Face a tal princípio percebe-se, então, que não exista para o processo penal norma semelhante ao artigo 34º, nº 2, que prevê a interrupção do prazo em curso quando ocorra pedido de escusa do patrono (não defensor) nomeado.

É que se assim fosse então, por exemplo, poderia defender-se que um prazo de prisão preventiva em curso seria interrompido caso houvesse substituição de defensor.

Portanto, a norma do art. 34º, nº 2, da Lei 34/2004, de 29/7, não se aplica ao processo penal.

Aliás, a sua redacção logo fazia intuir esta realidade, quando ali se fala em “patrono”, claramente do “mundo” do processo civil, pois que em processo penal esta figura não existe. O que temos é o defensor.

Então, assim sendo, os prazos em curso no processo penal não se interrompem por via da substituição do defensor.

E não se argumente com a violação do direito ao recurso. O arguido não foi impedido de interpor recurso porque esteve sempre acompanhado de defensor.

Repetindo, a lei não permite hiatos no que respeita ao acompanhamento do arguido por parte de defensor. Precisamente por isso o seu direito ao recurso sempre esteve assegurado, precisamente porque o defensor nomeado mantém-se para os actos seguintes, até ser substituído.

(…)

Entendimento diferente contrariaria, entendemos, lei expressa».

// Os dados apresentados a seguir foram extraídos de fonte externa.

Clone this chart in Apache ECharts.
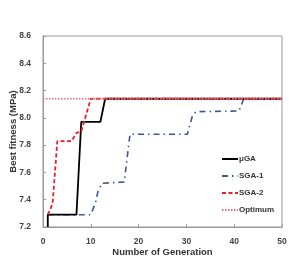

No mesmo sentido se pronunciaram, o Acórdão da Relação de Évora de 30 de Junho de 2015, (Processo nº28/08.2GBCCH.E1) e o Acórdão da Relação do Porto de 13 de Abril de 2016, (Processo nº 480/14.7SJPRT.P1).

Do que precede, podemos concluir, como no Acórdão do Supremo Tribunal de Justiça de 23 de Junho de 2005, proferido no processo nº 2251/05 – 5ª Secção (citado por Henriques Gaspar, no Código de Processo Penal Comentado – 2014 -, pág. 236), que as disposições especiais supra citadas «não prevêem, no âmbito do incidente de substituição de defensor, a interrupção dos prazos em curso; pelo contrário (…) dispõem, especialmente que, em processo penal, “o requerimento para a concessão de apoio judiciário não afecta  a marcha do processo” e “enquanto não for substituído, o defensor nomeado para um acto mantém-se para os actos subsequentes”.

Daí que não se suspenda o prazo de interposição de recurso o pedido de escusa, de substituição ou de dispensa do defensor oficioso apresentado, no seu decurso, pelo próprio ou pelo arguido».

Estes argumentos, que acolhemos na íntegra, valem mutatis mutandis para o prazo de abertura da instrução.

O mesmo é dizer que não assiste razão à recorrente.

IV. DECISÃO

Por todo o exposto, acordam os juízes da Secção Criminal desta Relação em julgar totalmente não provido o Recurso, mantendo a decisão recorrida 

Custas pela recorrente com taxa de justiça que se fixa 3 UCS.